_Source material_.
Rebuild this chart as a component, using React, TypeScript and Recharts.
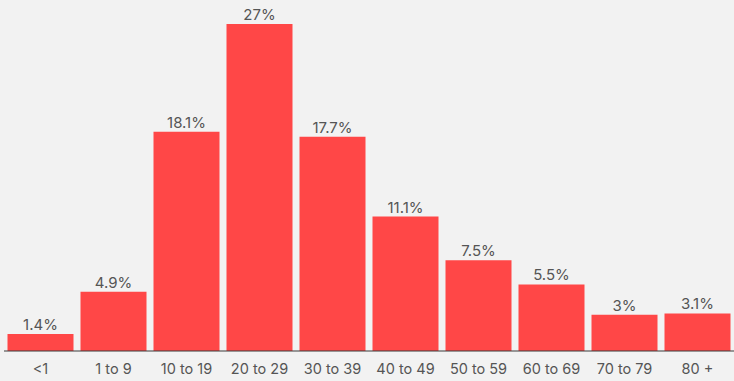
import { Bar, BarChart, LabelList, XAxis, YAxis } from "recharts";

const ageGroups = ["<1", "1 to 9", "10 to 19", "20 to 29", "30 to 39", "40 to 49", "50 to 59", "60 to 69", "70 to 79", "80 +"];
const shares = [1.4, 4.9, 18.1, 27, 17.7, 11.1, 7.5, 5.5, 3, 3.1];

const data = ageGroups.map((group, i) => ({ group, share: shares[i] }));

export default function App() {
  return (
    <div
      style={{
        position: "fixed",
        top: 0,
        left: 0,
        width: 734,
        height: 381,
        background: "#f2f2f2",
        fontFamily: "Inter, 'Noto Sans', sans-serif",
      }}
    >
      <BarChart
        width={734}
        height={381}
        data={data}
        margin={{ top: 24, right: 0, left: 4, bottom: 0 }}
        barCategoryGap={3.5}
      >
        <XAxis
          dataKey="group"
          height={30}
          tickLine={false}
          axisLine={{ stroke: "#3a3a3a", strokeWidth: 1 }}
          tick={{ fontSize: 14.5, fill: "#555" }}
          tickMargin={7}
        />
        <YAxis hide domain={[0, 27]} />
        <Bar dataKey="share" fill="#ff4747" isAnimationActive={false}>
          <LabelList
            dataKey="share"
            position="top"
            offset={4}
            formatter={(v: number) => `${v}%`}
            style={{ fontSize: 15, fill: "#555" }}
          />
        </Bar>
      </BarChart>
    </div>
  );
}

_The exercise_.
The data above should be repeated exactly, minus any pictures.

_Task response_.
Rebuild this chart as a component, using React, TypeScript and Recharts.
import { Bar, BarChart, LabelList, XAxis, YAxis } from "recharts";

const ageGroups = ["<1", "1 to 9", "10 to 19", "20 to 29", "30 to 39", "40 to 49", "50 to 59", "60 to 69", "70 to 79", "80 +"];
const shares = [1.4, 4.9, 18.1, 27, 17.7, 11.1, 7.5, 5.5, 3, 3.1];

const data = ageGroups.map((group, i) => ({ group, share: shares[i] }));

export default function App() {
  return (
    <div
      style={{
        position: "fixed",
        top: 0,
        left: 0,
        width: 734,
        height: 381,
        background: "#f2f2f2",
        fontFamily: "Inter, 'Noto Sans', sans-serif",
      }}
    >
      <BarChart
        width={734}
        height={381}
        data={data}
        margin={{ top: 24, right: 0, left: 4, bottom: 0 }}
        barCategoryGap={3.5}
      >
        <XAxis
          dataKey="group"
          height={30}
          tickLine={false}
          axisLine={{ stroke: "#3a3a3a", strokeWidth: 1 }}
          tick={{ fontSize: 14.5, fill: "#555" }}
          tickMargin={7}
        />
        <YAxis hide domain={[0, 27]} />
        <Bar dataKey="share" fill="#ff4747" isAnimationActive={false}>
          <LabelList
            dataKey="share"
            position="top"
            offset={4}
            formatter={(v: number) => `${v}%`}
            style={{ fontSize: 15, fill: "#555" }}
          />
        </Bar>
      </BarChart>
    </div>
  );
}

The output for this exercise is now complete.